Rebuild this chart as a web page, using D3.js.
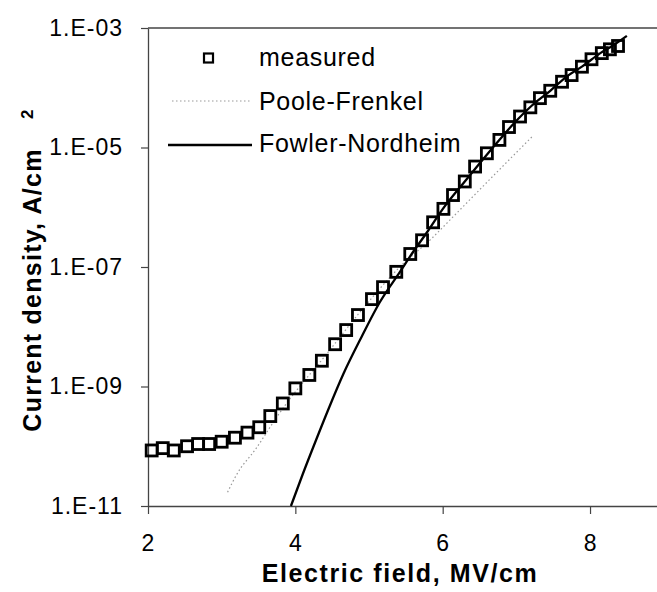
<!DOCTYPE html>
<html lang="en">
<head>
  <meta charset="UTF-8">
  <title>Current density vs field</title>
  <script src="https://d3js.org/d3.v7.min.js"></script>
  <style>
    body { margin: 0; background: #fff; }
    svg { display: block; font-family: "Liberation Sans", Arial, sans-serif; }
  </style>
</head>
<body>
  <svg width="657" height="592"></svg>

  <script>
    // measured points (MV/cm, A/cm2)
    const measuredField = [2.05, 2.20, 2.35, 2.53, 2.68, 2.83, 3.00, 3.18, 3.35, 3.51, 3.66, 3.83,
      4.00, 4.19, 4.36, 4.54, 4.69, 4.85, 5.04, 5.19, 5.37, 5.56, 5.72, 5.87, 6.01, 6.14,
      6.30, 6.44, 6.60, 6.77, 6.90, 7.05, 7.19, 7.32, 7.46, 7.62, 7.75, 7.89, 8.02, 8.16,
      8.27, 8.38];
    const measuredJ = [8.5e-11, 9.3e-11, 8.5e-11, 1.0e-10, 1.09e-10, 1.09e-10, 1.19e-10, 1.39e-10,
      1.69e-10, 2.08e-10, 3.2e-10, 5.2e-10, 9.3e-10, 1.56e-9, 2.7e-9, 5.1e-9, 8.8e-9, 1.57e-8,
      2.9e-8, 4.6e-8, 8.3e-8, 1.65e-7, 2.8e-7, 5.6e-7, 9.4e-7, 1.6e-6, 2.7e-6, 4.8e-6, 8.0e-6,
      1.34e-5, 2.2e-5, 3.3e-5, 4.7e-5, 6.7e-5, 8.9e-5, 1.26e-4, 1.63e-4, 2.25e-4, 3.0e-4,
      3.8e-4, 4.4e-4, 5.0e-4];

    // Poole-Frenkel fit
    const pfField = [3.08, 3.20, 3.47, 3.75, 3.88, 4.40, 4.90, 5.40, 5.85, 6.14, 6.73, 7.21];
    const pfJ = [1.7e-11, 3.3e-11, 9.3e-11, 3.1e-10, 5.2e-10, 3.2e-9, 1.9e-8, 9.5e-8, 3.0e-7,
      6.9e-7, 3.8e-6, 1.5e-5];

    // Fowler-Nordheim fit
    const fnField = [3.94, 4.10, 4.28, 4.46, 4.65, 4.90, 5.14, 5.42, 5.60, 5.80, 6.00, 6.30,
      6.50, 6.76, 7.00, 7.20, 7.46, 7.70, 7.90, 8.14, 8.30, 8.50];
    const fnJ = [1.0e-11, 3.4e-11, 1.26e-10, 4.5e-10, 1.6e-9, 6.8e-9, 2.5e-8, 8.3e-8, 1.8e-7,
      4.0e-7, 9.3e-7, 2.7e-6, 5.4e-6, 1.3e-5, 2.8e-5, 4.9e-5, 8.9e-5, 1.6e-4, 2.3e-4, 3.8e-4,
      5.0e-4, 7.4e-4];

    const xTicks = [2, 4, 6, 8];
    const yTicks = [1e-11, 1e-9, 1e-7, 1e-5, 1e-3];
    const yTickLabels = ['1.E-11', '1.E-09', '1.E-07', '1.E-05', '1.E-03'];

    const margin = {left: 148, right: 663.7, top: 28, bottom: 506};
    const axisColor = '#444';

    const svg = d3.select('svg');

    const xScale = d3.scaleLinear().domain([2, 9]).range([margin.left, margin.right]);
    const yScale = d3.scaleLog().domain([1e-11, 1e-3]).range([margin.bottom, margin.top]);

    // top frame line
    svg.append('line')
      .attr('x1', margin.left).attr('x2', 657)
      .attr('y1', margin.top).attr('y2', margin.top)
      .attr('stroke', axisColor).attr('stroke-width', 1.3);

    const xAxis = d3.axisBottom(xScale).tickValues(xTicks).tickFormat(d3.format('d'))
      .tickSize(8).tickSizeOuter(0).tickPadding(21);
    const yAxis = d3.axisLeft(yScale).tickValues(yTicks)
      .tickFormat((d, i) => yTickLabels[i]).tickSize(7).tickSizeOuter(0).tickPadding(18);

    const gx = svg.append('g').attr('transform', `translate(0,${margin.bottom})`).call(xAxis);
    const gy = svg.append('g').attr('transform', `translate(${margin.left},0)`).call(yAxis);

    [gx, gy].forEach(g => {
      g.select('.domain').attr('stroke', axisColor).attr('stroke-width', 1.3);
      g.selectAll('.tick line').attr('stroke', axisColor).attr('stroke-width', 1.2);
      g.selectAll('.tick text')
        .attr('fill', '#000')
        .style('font-size', '23px')
        .style('letter-spacing', '1px')
        .style('font-family', '"Liberation Sans", Arial, sans-serif');
    });

    const pts = (xs, ys) => xs.map((x, i) => [x, ys[i]]);

    const line = d3.line()
      .x(d => xScale(d[0]))
      .y(d => yScale(d[1]))
      .curve(d3.curveMonotoneX);

    svg.append('path')
      .attr('d', line(pts(pfField, pfJ)))
      .attr('fill', 'none')
      .attr('stroke', '#999')
      .attr('stroke-width', 1.2)
      .attr('stroke-dasharray', '1.5,2.5');

    svg.append('path')
      .attr('d', line(pts(fnField, fnJ)))
      .attr('fill', 'none')
      .attr('stroke', '#000')
      .attr('stroke-width', 2.3);

    const sq = 11;
    svg.append('g').selectAll('rect')
      .data(pts(measuredField, measuredJ))
      .join('rect')
      .attr('x', d => xScale(d[0]) - sq / 2)
      .attr('y', d => yScale(d[1]) - sq / 2)
      .attr('width', sq).attr('height', sq)
      .attr('fill', 'none')
      .attr('stroke', '#000')
      .attr('stroke-width', 2.8);

    // legend
    const legend = svg.append('g')
      .style('font-size', '25px')
      .style('letter-spacing', '0.7px');

    legend.append('rect')
      .attr('x', 204).attr('y', 53.5).attr('width', 9).attr('height', 9)
      .attr('fill', 'none').attr('stroke', '#000').attr('stroke-width', 2.2);
    legend.append('text').attr('x', 259).attr('y', 66).text('measured');

    legend.append('line')
      .attr('x1', 172).attr('x2', 250).attr('y1', 101).attr('y2', 101)
      .attr('stroke', '#999').attr('stroke-width', 1.2).attr('stroke-dasharray', '1.5,2.5');
    legend.append('text').attr('x', 259).attr('y', 110).text('Poole-Frenkel');

    legend.append('line')
      .attr('x1', 168).attr('x2', 252).attr('y1', 145).attr('y2', 145)
      .attr('stroke', '#000').attr('stroke-width', 2.3);
    legend.append('text').attr('x', 259).attr('y', 152).text('Fowler-Nordheim');

    // axis titles
    svg.append('text')
      .attr('x', 400).attr('y', 582)
      .attr('text-anchor', 'middle')
      .style('font-size', '25px').style('font-weight', 'bold').style('letter-spacing', '1.6px')
      .text('Electric field, MV/cm');

    svg.append('text')
      .attr('transform', 'translate(41,290) rotate(-90)')
      .attr('text-anchor', 'middle')
      .style('font-size', '25px').style('font-weight', 'bold').style('letter-spacing', '1.25px')
      .text('Current density, A/cm');

    svg.append('text')
      .attr('transform', 'translate(33,119) rotate(-90)')
      .style('font-size', '17px').style('font-weight', 'bold')
      .text('2');
  </script>
</body>
</html>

━━━

(Directive)
Pictures excluded, quote all the data above exactly.

(Written answer)
Rebuild this chart as a web page, using D3.js.
<!DOCTYPE html>
<html lang="en">
<head>
  <meta charset="UTF-8">
  <title>Current density vs field</title>
  <script src="https://d3js.org/d3.v7.min.js"></script>
  <style>
    body { margin: 0; background: #fff; }
    svg { display: block; font-family: "Liberation Sans", Arial, sans-serif; }
  </style>
</head>
<body>
  <svg width="657" height="592"></svg>

  <script>
    // measured points (MV/cm, A/cm2)
    const measuredField = [2.05, 2.20, 2.35, 2.53, 2.68, 2.83, 3.00, 3.18, 3.35, 3.51, 3.66, 3.83,
      4.00, 4.19, 4.36, 4.54, 4.69, 4.85, 5.04, 5.19, 5.37, 5.56, 5.72, 5.87, 6.01, 6.14,
      6.30, 6.44, 6.60, 6.77, 6.90, 7.05, 7.19, 7.32, 7.46, 7.62, 7.75, 7.89, 8.02, 8.16,
      8.27, 8.38];
    const measuredJ = [8.5e-11, 9.3e-11, 8.5e-11, 1.0e-10, 1.09e-10, 1.09e-10, 1.19e-10, 1.39e-10,
      1.69e-10, 2.08e-10, 3.2e-10, 5.2e-10, 9.3e-10, 1.56e-9, 2.7e-9, 5.1e-9, 8.8e-9, 1.57e-8,
      2.9e-8, 4.6e-8, 8.3e-8, 1.65e-7, 2.8e-7, 5.6e-7, 9.4e-7, 1.6e-6, 2.7e-6, 4.8e-6, 8.0e-6,
      1.34e-5, 2.2e-5, 3.3e-5, 4.7e-5, 6.7e-5, 8.9e-5, 1.26e-4, 1.63e-4, 2.25e-4, 3.0e-4,
      3.8e-4, 4.4e-4, 5.0e-4];

    // Poole-Frenkel fit
    const pfField = [3.08, 3.20, 3.47, 3.75, 3.88, 4.40, 4.90, 5.40, 5.85, 6.14, 6.73, 7.21];
    const pfJ = [1.7e-11, 3.3e-11, 9.3e-11, 3.1e-10, 5.2e-10, 3.2e-9, 1.9e-8, 9.5e-8, 3.0e-7,
      6.9e-7, 3.8e-6, 1.5e-5];

    // Fowler-Nordheim fit
    const fnField = [3.94, 4.10, 4.28, 4.46, 4.65, 4.90, 5.14, 5.42, 5.60, 5.80, 6.00, 6.30,
      6.50, 6.76, 7.00, 7.20, 7.46, 7.70, 7.90, 8.14, 8.30, 8.50];
    const fnJ = [1.0e-11, 3.4e-11, 1.26e-10, 4.5e-10, 1.6e-9, 6.8e-9, 2.5e-8, 8.3e-8, 1.8e-7,
      4.0e-7, 9.3e-7, 2.7e-6, 5.4e-6, 1.3e-5, 2.8e-5, 4.9e-5, 8.9e-5, 1.6e-4, 2.3e-4, 3.8e-4,
      5.0e-4, 7.4e-4];

    const xTicks = [2, 4, 6, 8];
    const yTicks = [1e-11, 1e-9, 1e-7, 1e-5, 1e-3];
    const yTickLabels = ['1.E-11', '1.E-09', '1.E-07', '1.E-05', '1.E-03'];

    const margin = {left: 148, right: 663.7, top: 28, bottom: 506};
    const axisColor = '#444';

    const svg = d3.select('svg');

    const xScale = d3.scaleLinear().domain([2, 9]).range([margin.left, margin.right]);
    const yScale = d3.scaleLog().domain([1e-11, 1e-3]).range([margin.bottom, margin.top]);

    // top frame line
    svg.append('line')
      .attr('x1', margin.left).attr('x2', 657)
      .attr('y1', margin.top).attr('y2', margin.top)
      .attr('stroke', axisColor).attr('stroke-width', 1.3);

    const xAxis = d3.axisBottom(xScale).tickValues(xTicks).tickFormat(d3.format('d'))
      .tickSize(8).tickSizeOuter(0).tickPadding(21);
    const yAxis = d3.axisLeft(yScale).tickValues(yTicks)
      .tickFormat((d, i) => yTickLabels[i]).tickSize(7).tickSizeOuter(0).tickPadding(18);

    const gx = svg.append('g').attr('transform', `translate(0,${margin.bottom})`).call(xAxis);
    const gy = svg.append('g').attr('transform', `translate(${margin.left},0)`).call(yAxis);

    [gx, gy].forEach(g => {
      g.select('.domain').attr('stroke', axisColor).attr('stroke-width', 1.3);
      g.selectAll('.tick line').attr('stroke', axisColor).attr('stroke-width', 1.2);
      g.selectAll('.tick text')
        .attr('fill', '#000')
        .style('font-size', '23px')
        .style('letter-spacing', '1px')
        .style('font-family', '"Liberation Sans", Arial, sans-serif');
    });

    const pts = (xs, ys) => xs.map((x, i) => [x, ys[i]]);

    const line = d3.line()
      .x(d => xScale(d[0]))
      .y(d => yScale(d[1]))
      .curve(d3.curveMonotoneX);

    svg.append('path')
      .attr('d', line(pts(pfField, pfJ)))
      .attr('fill', 'none')
      .attr('stroke', '#999')
      .attr('stroke-width', 1.2)
      .attr('stroke-dasharray', '1.5,2.5');

    svg.append('path')
      .attr('d', line(pts(fnField, fnJ)))
      .attr('fill', 'none')
      .attr('stroke', '#000')
      .attr('stroke-width', 2.3);

    const sq = 11;
    svg.append('g').selectAll('rect')
      .data(pts(measuredField, measuredJ))
      .join('rect')
      .attr('x', d => xScale(d[0]) - sq / 2)
      .attr('y', d => yScale(d[1]) - sq / 2)
      .attr('width', sq).attr('height', sq)
      .attr('fill', 'none')
      .attr('stroke', '#000')
      .attr('stroke-width', 2.8);

    // legend
    const legend = svg.append('g')
      .style('font-size', '25px')
      .style('letter-spacing', '0.7px');

    legend.append('rect')
      .attr('x', 204).attr('y', 53.5).attr('width', 9).attr('height', 9)
      .attr('fill', 'none').attr('stroke', '#000').attr('stroke-width', 2.2);
    legend.append('text').attr('x', 259).attr('y', 66).text('measured');

    legend.append('line')
      .attr('x1', 172).attr('x2', 250).attr('y1', 101).attr('y2', 101)
      .attr('stroke', '#999').attr('stroke-width', 1.2).attr('stroke-dasharray', '1.5,2.5');
    legend.append('text').attr('x', 259).attr('y', 110).text('Poole-Frenkel');

    legend.append('line')
      .attr('x1', 168).attr('x2', 252).attr('y1', 145).attr('y2', 145)
      .attr('stroke', '#000').attr('stroke-width', 2.3);
    legend.append('text').attr('x', 259).attr('y', 152).text('Fowler-Nordheim');

    // axis titles
    svg.append('text')
      .attr('x', 400).attr('y', 582)
      .attr('text-anchor', 'middle')
      .style('font-size', '25px').style('font-weight', 'bold').style('letter-spacing', '1.6px')
      .text('Electric field, MV/cm');

    svg.append('text')
      .attr('transform', 'translate(41,290) rotate(-90)')
      .attr('text-anchor', 'middle')
      .style('font-size', '25px').style('font-weight', 'bold').style('letter-spacing', '1.25px')
      .text('Current density, A/cm');

    svg.append('text')
      .attr('transform', 'translate(33,119) rotate(-90)')
      .style('font-size', '17px').style('font-weight', 'bold')
      .text('2');
  </script>
</body>
</html>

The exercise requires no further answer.